▶ _TASK DESCRIPTION_
Each entry below should be written out exactly as it is, with no pictures.

▶ _SUPPLIED INFORMATION_

-=-=-=-=-

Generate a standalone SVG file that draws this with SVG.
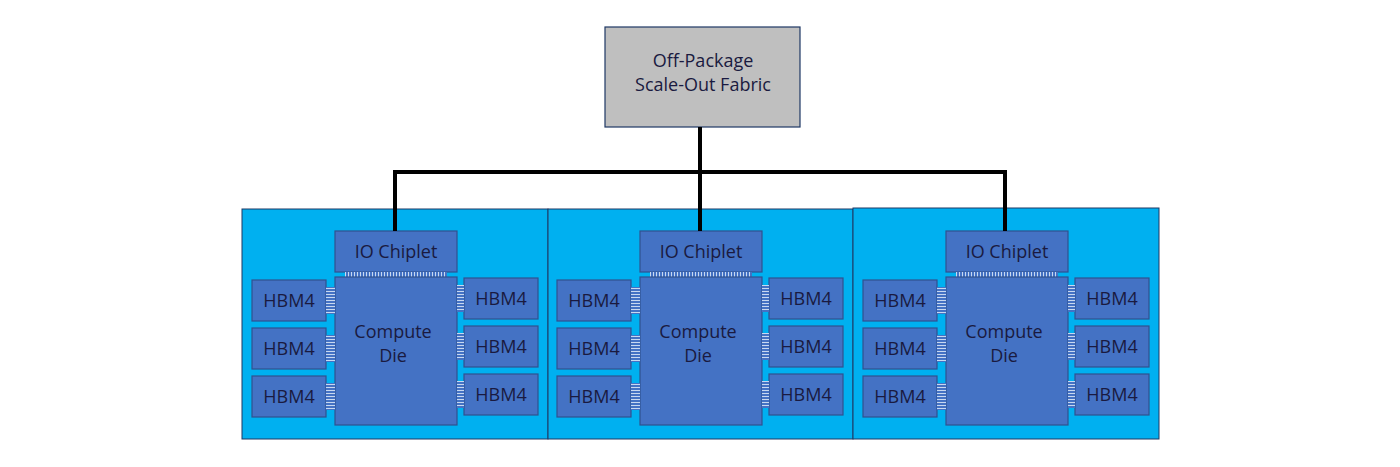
<svg xmlns="http://www.w3.org/2000/svg" width="1400" height="467" viewBox="0 0 1400 467">
<defs>
<style>
.pkg{fill:#00b0f0;stroke:#1f3864;stroke-width:1}
.b{fill:#4472c4;stroke:#2f528f;stroke-width:1.2}
.t{font-family:"Open Sans","Liberation Sans",sans-serif;font-size:18px;fill:#1a1a40;text-anchor:middle}
.w{fill:none;stroke:#000;stroke-width:4}
</style>
<pattern id="hs" width="9" height="3" patternUnits="userSpaceOnUse"><rect width="9" height="3" fill="#4472c4"/><rect width="9" height="1" fill="#c8d8f0"/></pattern>
<pattern id="vs" width="3" height="5" patternUnits="userSpaceOnUse"><rect width="3" height="5" fill="#4472c4"/><rect width="1" height="5" fill="#c8d8f0"/></pattern>
<g id="chip">
<rect class="b" x="335" y="231" width="122" height="41"/>
<text class="t" x="396" y="258">IO Chiplet</text>
<rect x="345" y="272" width="102" height="5" fill="url(#vs)"/>
<rect class="b" x="335" y="277" width="122" height="148"/>
<text class="t" x="393" y="338">Compute</text>
<text class="t" x="393" y="362">Die</text>
<rect class="b" x="252" y="280" width="74" height="41"/><text class="t" x="289" y="307">HBM4</text>
<rect class="b" x="252" y="328" width="74" height="41"/><text class="t" x="289" y="355">HBM4</text>
<rect class="b" x="252" y="376" width="74" height="41"/><text class="t" x="289" y="403">HBM4</text>
<rect class="b" x="464" y="278" width="74" height="41"/><text class="t" x="501" y="305">HBM4</text>
<rect class="b" x="464" y="326" width="74" height="41"/><text class="t" x="501" y="353">HBM4</text>
<rect class="b" x="464" y="374" width="74" height="41"/><text class="t" x="501" y="401">HBM4</text>
<rect x="326" y="287" width="9" height="27" fill="url(#hs)"/>
<rect x="326" y="335" width="9" height="27" fill="url(#hs)"/>
<rect x="326" y="383" width="9" height="27" fill="url(#hs)"/>
<rect x="457" y="285" width="7" height="27" fill="url(#hs)"/>
<rect x="457" y="333" width="7" height="27" fill="url(#hs)"/>
<rect x="457" y="381" width="7" height="27" fill="url(#hs)"/>
</g>
</defs>
<g id="fabric">
<rect x="605" y="27" width="195" height="100" fill="#bfbfbf" stroke="#1f3864" stroke-width="1.2"/>
<text class="t" x="703" y="67">Off-Package</text>
<text class="t" x="703" y="91">Scale-Out Fabric</text>
</g>
<g id="package1"><rect class="pkg" x="242" y="209" width="306" height="230"/><use href="#chip"/></g>
<g id="package2"><rect class="pkg" x="548" y="209" width="305" height="230"/><use href="#chip" x="305"/></g>
<g id="package3"><rect class="pkg" x="853" y="208" width="306" height="231"/><use href="#chip" x="611"/></g>
<g id="connectors">
<path class="w" d="M700 127V172M395 231V172H1005V231M700 172V231"/>
</g>
</svg>
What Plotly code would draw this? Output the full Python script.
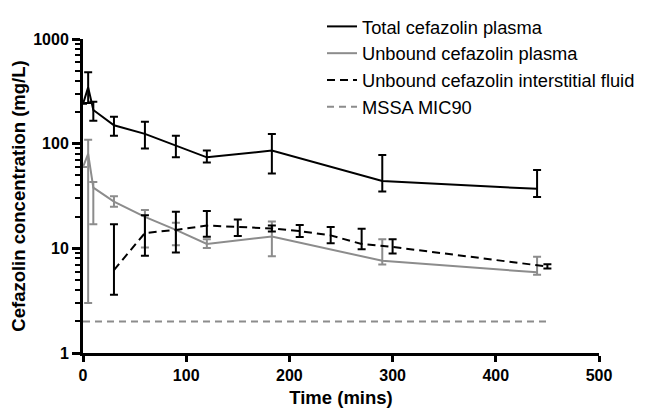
import plotly.graph_objects as go

# Total cefazolin plasma
total_t = [0, 5, 10, 30, 60, 90, 120, 183, 290, 440]
total_v = [240, 345, 210, 150, 124, 96, 74, 86, 44, 37]
total_up = [0, 135, 41, 31, 38, 23, 12, 38, 34, 19]
total_dn = [0, 100, 44, 31, 34, 22, 8, 34, 9, 6]

# Unbound cefazolin plasma
unb_t = [0, 5, 10, 30, 60, 90, 120, 183, 290, 440]
unb_v = [60, 80, 38, 28, 20, 15, 11, 13, 7.6, 5.9]
unb_up = [0, 29, 5, 3.5, 3.2, 2.6, 1.2, 5, 4.6, 2.4]
unb_dn = [0, 77, 21, 3, 9.8, 4.3, 0.9, 4.6, 0.6, 0.3]

# Unbound cefazolin interstitial fluid
isf_t = [30, 60, 90, 120, 150, 183, 210, 240, 270, 300, 450]
isf_v = [6.2, 14, 15, 16.5, 16, 15.5, 14.6, 13.3, 11, 10.3, 6.7]
isf_up = [10.8, 6.7, 7.4, 6.2, 2.9, 1.0, 2.1, 2.7, 4.4, 1.9, 0.35]
isf_dn = [2.6, 5.5, 5.9, 3.6, 2.9, 1.0, 1.8, 2.1, 1.2, 1.35, 0.3]

# MSSA MIC90
mic_t = [0, 450]
mic_v = [2, 2]

BLACK = "#000000"
GREY = "#8c8c8c"
FONT = "Liberation Sans, Arial, sans-serif"

W, H = 650, 417
M = 2
MT = 0
PW, PH = W - 2 * M, H - M - MT
OFF = 8  # page body offset
# plot area in figure pixels
X0, X1 = 83 - OFF, 599 - OFF
Y_TOP, Y_BOT = 39 - OFF, 353 - OFF

fig = go.Figure()

def err(up, dn, color):
    return dict(type="data", symmetric=False, array=up, arrayminus=dn,
                color=color, thickness=2, width=4)

fig.add_trace(go.Scatter(x=total_t, y=total_v, mode="lines", name="Total cefazolin plasma",
                         line=dict(color=BLACK, width=2), error_y=err(total_up, total_dn, BLACK)))
fig.add_trace(go.Scatter(x=unb_t, y=unb_v, mode="lines", name="Unbound cefazolin plasma",
                         line=dict(color=GREY, width=2), error_y=err(unb_up, unb_dn, GREY)))
fig.add_trace(go.Scatter(x=isf_t, y=isf_v, mode="lines", name="Unbound cefazolin interstitial fluid",
                         line=dict(color=BLACK, width=2, dash="8px,5px"),
                         error_y=err(isf_up, isf_dn, BLACK)))
fig.add_trace(go.Scatter(x=mic_t, y=mic_v, mode="lines", name="MSSA MIC90",
                         line=dict(color=GREY, width=2, dash="7px,5px")))

minor_vals = [m * 10 ** e for e in range(0, 3) for m in range(2, 10)]

fig.update_layout(
    width=W, height=H,
    margin=dict(l=M, r=M, t=MT, b=M),
    plot_bgcolor="white", paper_bgcolor="white",
    font=dict(family=FONT, color="black"),
    showlegend=True,
    legend=dict(x=(314 - M) / PW, y=1.0, xanchor="left", yanchor="top",
                font=dict(size=18.3, color="black", family=FONT), bgcolor="rgba(0,0,0,0)",
                tracegroupgap=0, itemwidth=30),
    xaxis=dict(domain=[(X0 - M) / PW, (X1 - M) / PW], automargin=False,
               range=[0, 500], tickvals=[0, 100, 200, 300, 400, 500],
               showline=True, linewidth=3, linecolor="black", mirror=False,
               ticks="outside", ticklen=6, tickwidth=3, tickcolor="black",
               showgrid=False, zeroline=False,
               tickfont=dict(size=16, family=FONT, weight="bold"),
               title=dict(text="<b>Time (mins)</b>", font=dict(size=18.5), standoff=8)),
    yaxis=dict(domain=[(H - M - Y_BOT) / PH, (H - M - Y_TOP) / PH], automargin=False,
               type="log", range=[0, 3], tickvals=[1, 10, 100, 1000],
               ticktext=["1", "10", "100", "1000"],
               showline=True, linewidth=3, linecolor="black",
               ticks="outside", ticklen=8, tickwidth=3, tickcolor="black",
               minor=dict(tickvals=minor_vals, ticks="outside", ticklen=5, tickwidth=2,
                          tickcolor="black", showgrid=False),
               showgrid=False, zeroline=False,
               tickfont=dict(size=16, family=FONT, weight="bold"),
               title=dict(text="<b>Cefazolin concentration (mg/L)</b>", font=dict(size=18.5), standoff=6)),
)

fig.write_html("out.html")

-=-=-=-=-

▶ _ANSWER IN FULL_
Generate a standalone SVG file that draws this with SVG.
<svg xmlns="http://www.w3.org/2000/svg" width="1400" height="467" viewBox="0 0 1400 467">
<defs>
<style>
.pkg{fill:#00b0f0;stroke:#1f3864;stroke-width:1}
.b{fill:#4472c4;stroke:#2f528f;stroke-width:1.2}
.t{font-family:"Open Sans","Liberation Sans",sans-serif;font-size:18px;fill:#1a1a40;text-anchor:middle}
.w{fill:none;stroke:#000;stroke-width:4}
</style>
<pattern id="hs" width="9" height="3" patternUnits="userSpaceOnUse"><rect width="9" height="3" fill="#4472c4"/><rect width="9" height="1" fill="#c8d8f0"/></pattern>
<pattern id="vs" width="3" height="5" patternUnits="userSpaceOnUse"><rect width="3" height="5" fill="#4472c4"/><rect width="1" height="5" fill="#c8d8f0"/></pattern>
<g id="chip">
<rect class="b" x="335" y="231" width="122" height="41"/>
<text class="t" x="396" y="258">IO Chiplet</text>
<rect x="345" y="272" width="102" height="5" fill="url(#vs)"/>
<rect class="b" x="335" y="277" width="122" height="148"/>
<text class="t" x="393" y="338">Compute</text>
<text class="t" x="393" y="362">Die</text>
<rect class="b" x="252" y="280" width="74" height="41"/><text class="t" x="289" y="307">HBM4</text>
<rect class="b" x="252" y="328" width="74" height="41"/><text class="t" x="289" y="355">HBM4</text>
<rect class="b" x="252" y="376" width="74" height="41"/><text class="t" x="289" y="403">HBM4</text>
<rect class="b" x="464" y="278" width="74" height="41"/><text class="t" x="501" y="305">HBM4</text>
<rect class="b" x="464" y="326" width="74" height="41"/><text class="t" x="501" y="353">HBM4</text>
<rect class="b" x="464" y="374" width="74" height="41"/><text class="t" x="501" y="401">HBM4</text>
<rect x="326" y="287" width="9" height="27" fill="url(#hs)"/>
<rect x="326" y="335" width="9" height="27" fill="url(#hs)"/>
<rect x="326" y="383" width="9" height="27" fill="url(#hs)"/>
<rect x="457" y="285" width="7" height="27" fill="url(#hs)"/>
<rect x="457" y="333" width="7" height="27" fill="url(#hs)"/>
<rect x="457" y="381" width="7" height="27" fill="url(#hs)"/>
</g>
</defs>
<g id="fabric">
<rect x="605" y="27" width="195" height="100" fill="#bfbfbf" stroke="#1f3864" stroke-width="1.2"/>
<text class="t" x="703" y="67">Off-Package</text>
<text class="t" x="703" y="91">Scale-Out Fabric</text>
</g>
<g id="package1"><rect class="pkg" x="242" y="209" width="306" height="230"/><use href="#chip"/></g>
<g id="package2"><rect class="pkg" x="548" y="209" width="305" height="230"/><use href="#chip" x="305"/></g>
<g id="package3"><rect class="pkg" x="853" y="208" width="306" height="231"/><use href="#chip" x="611"/></g>
<g id="connectors">
<path class="w" d="M700 127V172M395 231V172H1005V231M700 172V231"/>
</g>
</svg>
What Plotly code would draw this? Output the full Python script.
import plotly.graph_objects as go

# Total cefazolin plasma
total_t = [0, 5, 10, 30, 60, 90, 120, 183, 290, 440]
total_v = [240, 345, 210, 150, 124, 96, 74, 86, 44, 37]
total_up = [0, 135, 41, 31, 38, 23, 12, 38, 34, 19]
total_dn = [0, 100, 44, 31, 34, 22, 8, 34, 9, 6]

# Unbound cefazolin plasma
unb_t = [0, 5, 10, 30, 60, 90, 120, 183, 290, 440]
unb_v = [60, 80, 38, 28, 20, 15, 11, 13, 7.6, 5.9]
unb_up = [0, 29, 5, 3.5, 3.2, 2.6, 1.2, 5, 4.6, 2.4]
unb_dn = [0, 77, 21, 3, 9.8, 4.3, 0.9, 4.6, 0.6, 0.3]

# Unbound cefazolin interstitial fluid
isf_t = [30, 60, 90, 120, 150, 183, 210, 240, 270, 300, 450]
isf_v = [6.2, 14, 15, 16.5, 16, 15.5, 14.6, 13.3, 11, 10.3, 6.7]
isf_up = [10.8, 6.7, 7.4, 6.2, 2.9, 1.0, 2.1, 2.7, 4.4, 1.9, 0.35]
isf_dn = [2.6, 5.5, 5.9, 3.6, 2.9, 1.0, 1.8, 2.1, 1.2, 1.35, 0.3]

# MSSA MIC90
mic_t = [0, 450]
mic_v = [2, 2]

BLACK = "#000000"
GREY = "#8c8c8c"
FONT = "Liberation Sans, Arial, sans-serif"

W, H = 650, 417
M = 2
MT = 0
PW, PH = W - 2 * M, H - M - MT
OFF = 8  # page body offset
# plot area in figure pixels
X0, X1 = 83 - OFF, 599 - OFF
Y_TOP, Y_BOT = 39 - OFF, 353 - OFF

fig = go.Figure()

def err(up, dn, color):
    return dict(type="data", symmetric=False, array=up, arrayminus=dn,
                color=color, thickness=2, width=4)

fig.add_trace(go.Scatter(x=total_t, y=total_v, mode="lines", name="Total cefazolin plasma",
                         line=dict(color=BLACK, width=2), error_y=err(total_up, total_dn, BLACK)))
fig.add_trace(go.Scatter(x=unb_t, y=unb_v, mode="lines", name="Unbound cefazolin plasma",
                         line=dict(color=GREY, width=2), error_y=err(unb_up, unb_dn, GREY)))
fig.add_trace(go.Scatter(x=isf_t, y=isf_v, mode="lines", name="Unbound cefazolin interstitial fluid",
                         line=dict(color=BLACK, width=2, dash="8px,5px"),
                         error_y=err(isf_up, isf_dn, BLACK)))
fig.add_trace(go.Scatter(x=mic_t, y=mic_v, mode="lines", name="MSSA MIC90",
                         line=dict(color=GREY, width=2, dash="7px,5px")))

minor_vals = [m * 10 ** e for e in range(0, 3) for m in range(2, 10)]

fig.update_layout(
    width=W, height=H,
    margin=dict(l=M, r=M, t=MT, b=M),
    plot_bgcolor="white", paper_bgcolor="white",
    font=dict(family=FONT, color="black"),
    showlegend=True,
    legend=dict(x=(314 - M) / PW, y=1.0, xanchor="left", yanchor="top",
                font=dict(size=18.3, color="black", family=FONT), bgcolor="rgba(0,0,0,0)",
                tracegroupgap=0, itemwidth=30),
    xaxis=dict(domain=[(X0 - M) / PW, (X1 - M) / PW], automargin=False,
               range=[0, 500], tickvals=[0, 100, 200, 300, 400, 500],
               showline=True, linewidth=3, linecolor="black", mirror=False,
               ticks="outside", ticklen=6, tickwidth=3, tickcolor="black",
               showgrid=False, zeroline=False,
               tickfont=dict(size=16, family=FONT, weight="bold"),
               title=dict(text="<b>Time (mins)</b>", font=dict(size=18.5), standoff=8)),
    yaxis=dict(domain=[(H - M - Y_BOT) / PH, (H - M - Y_TOP) / PH], automargin=False,
               type="log", range=[0, 3], tickvals=[1, 10, 100, 1000],
               ticktext=["1", "10", "100", "1000"],
               showline=True, linewidth=3, linecolor="black",
               ticks="outside", ticklen=8, tickwidth=3, tickcolor="black",
               minor=dict(tickvals=minor_vals, ticks="outside", ticklen=5, tickwidth=2,
                          tickcolor="black", showgrid=False),
               showgrid=False, zeroline=False,
               tickfont=dict(size=16, family=FONT, weight="bold"),
               title=dict(text="<b>Cefazolin concentration (mg/L)</b>", font=dict(size=18.5), standoff=6)),
)

fig.write_html("out.html")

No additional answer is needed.